Elle avait raison… Même si je la parcourais, la Chine m’échappait. À chacun de mes voyages, son sol s’étendait, son histoire s’évaporait, je perdais mes jalons sans en gagner de nouveaux ; malgré mes progrès en cantonais, en dépit de mes lectures, quoique je multipliasse les contrats commerciaux avec ses habitants, la Chine reculait à mesure que j’avançais, tel l’horizon.
– Au lieu de se plaindre de l’obscurité, mieux vaut allumer la lumière, affirma madame Ming.
Comment ? Quel individu choisir pour fouiller ce sol énigmatique ? Quelle proie harponner ? La Chine contenait autant de sujets que la Méditerranée de poissons.
– La planète porte un milliard de Chinois et cinq milliards d’étrangers, murmura madame Ming en ravaudant une paire de bas.
Au cours d’une émission qu’elle écoutait sur sa radio en plastique bistre, vestige de l’époque maoïste qui enrhumait les voix en y ajoutant des postillons, madame Ming répétait les propos du journaliste gouvernemental, un as des statistiques et du léchage de culs. «Un milliard de Chinois.» À ce moment-là, je ne repérai pas ce qui la déconcertait, qu’il y ait tant de Chinois ou si peu…

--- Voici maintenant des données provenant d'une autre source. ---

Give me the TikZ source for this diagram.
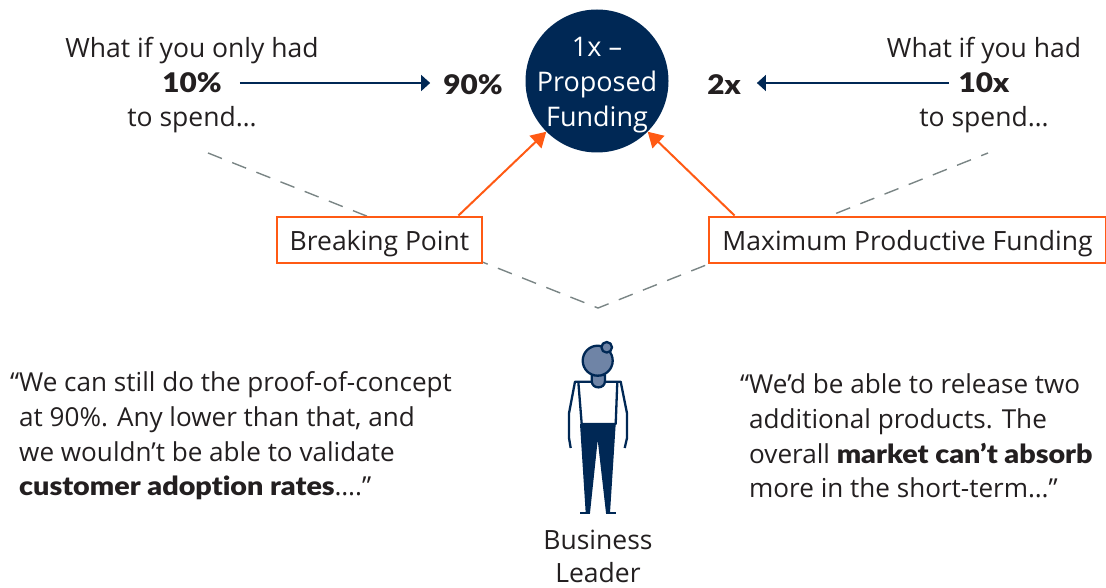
\documentclass[tikz,border=0pt]{standalone}
\usepackage{fontspec}
\setmainfont{Open Sans}
\newfontfamily\heavyfont[FakeStretch=1.1,Ligatures=CommonOff]{Lato Black}
\usetikzlibrary{arrows.meta}

\definecolor{navy}{HTML}{002855}
\definecolor{fire}{HTML}{FF5A14}
\definecolor{ink}{HTML}{231F20}
\definecolor{dashgray}{HTML}{7A8585}
\definecolor{headblue}{HTML}{6F84A6}

\tikzset{
	label/.style={text=ink, font=\fontsize{26.5}{33}\selectfont, inner sep=0},
	lead/.style={label, align=left, anchor=west, font=\fontsize{26.1}{34.7}\selectfont},
	figure/.style={label, font=\fontsize{27}{34}\heavyfont},
	pointbox/.style={label, draw=fire, line width=2.8pt, fill=white, minimum height=46, text height=24, text depth=3},
	fund/.style={draw=navy, -{Triangle[length=9pt,width=16pt]}, line width=1.4pt},
	push/.style={draw=fire, -{Triangle[length=15pt,width=17pt]}, line width=2pt},
	body/.style={draw=navy, line width=2.3pt, line join=round}
}

\begin{document}
\begin{tikzpicture}[x=1pt,y=-1pt]
	\useasboundingbox (0,0) rectangle (1106,588);

	%dashed roof
	\coordinate (roofl) at (208,153);
	\coordinate (apex) at (598,308);
	\coordinate (roofr) at (988,153);
	\draw[dashgray, line width=1.4pt, dash pattern=on 15pt off 11pt] (roofl) -- (apex) -- (roofr);

	%centre circle
	\node[circle, fill=navy, minimum size=143, inner sep=0] (funding) at (597,81){};
	\node[text=white, inner sep=0, align=center, font=\fontsize{27}{34.7}\selectfont] (fundingtext) at (597,85){1x --\\Proposed\\Funding};

	%left column
	\node[label] (lefttop) at (192,51){What if you only had};
	\node[figure] (ten) at (192,83){10\%};
	\node[label] (leftend) at (192,120){to spend\dots};
	\node[figure] (ninety) at (473,85){90\%};

	%right column
	\node[label] (righttop) at (984,51){What if you had};
	\node[figure] (tenx) at (984,83){10x};
	\node[label] (rightend) at (984,120){to spend\dots};
	\node[figure] (twox) at (724,85){2x};

	%boxes
	\node[pointbox, minimum width=205] (breaking) at (379.5,240){Breaking Point};
	\node[pointbox, minimum width=397] (maxfund) at (907.5,240){Maximum Productive Funding};

	\draw[fund, shorten >=13pt, shorten <=18pt] (ten.east) -- (ninety.west |- ten.east);
	\draw[fund, shorten >=16pt, shorten <=10pt] (tenx.west) -- (twox.east |- tenx.west);
	\draw[push] ([xshift=-25pt]breaking.north east) -- (funding.225);
	\draw[push] ([xshift=27pt]maxfund.north west) -- (funding.-45);

	%quotes
	\node[lead] (quoteleft) at (19,436){\llap{“}We can still do the proof-of-concept\\at 90\%. Any lower than that, and\\we wouldn’t be able to validate\\{\heavyfont customer adoption rates}\dots.”};
	\node[lead] (quoteright) at (749,436){\llap{“}We’d be able to release two\\additional products. The\\overall {\heavyfont market can’t absorb}\\more in the short-term\dots”};

	%person
	\fill[navy] (580,424) -- (615.7,424) -- (610,513) -- (606,513) -- (597.7,440) -- (590,513) -- (585.7,513) -- cycle;
	\draw[body] (580,513.3) -- (590,513.3);
	\draw[body] (606,513.3) -- (615.7,513.3);
	\draw[body] (578.3,381.7) -- (581.7,424) -- (615.7,424) -- (617.3,381.7);
	\draw[body] (570.7,448) -- (569,438) -- (569,413.3) -- (575,381.7) -- (620.7,381.7) -- (627,413.3) -- (627,438) -- (624.7,448);
	\draw[body, fill=headblue] (591.7,375) -- (591.7,381) .. controls (591.7,389.5) and (605,389.5) .. (605,381) -- (605,375) -- cycle;
	\draw[body, fill=headblue] (597.7,360.7) circle (15);
	\draw[body, fill=headblue] (606.7,347.3) circle (5.3);
	\node[label, align=center] (leader) at (598,556){Business\\Leader};
\end{tikzpicture}
\end{document}
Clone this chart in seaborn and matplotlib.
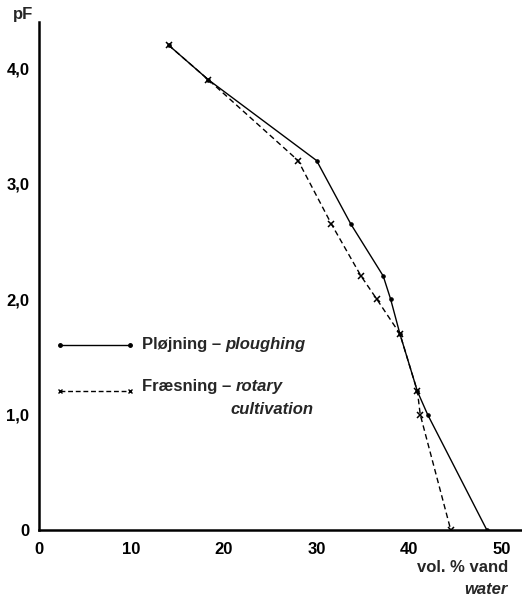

Au sein du peuple arithméticien qui inventa jadis la calculette, cette dame entretenait un rapport insolite aux chiffres. Peu de choses à première vue la différenciaient des autres cinquantenaires ; mais, nul ne l’ignore, la première vue ne voit rien.
La tête ronde d’une couleur écarlate, des plis nets sur la peau, des dents aussi fines que des pépins, madame Ming évoquait une pomme mûre, sinon blette, un brave fruit, sain, savoureux, pas encore desséché. Mince, son corps semblait une branche souple. Sitôt qu’elle s’exprimait, elle s’avérait plus acidulée que sucrée car elle distillait à ses interlocuteurs des phrases aigrelettes qui piquaient l’esprit.
En cette province de Guangdong, madame Ming trônait sur son trépied, au sous-sol du Grand Hôtel, entre les carreaux de céramique blanche et les néons éblouissants, dans ces toilettes à l’odeur de jasmin où elle exerçait la charge de dame pipi.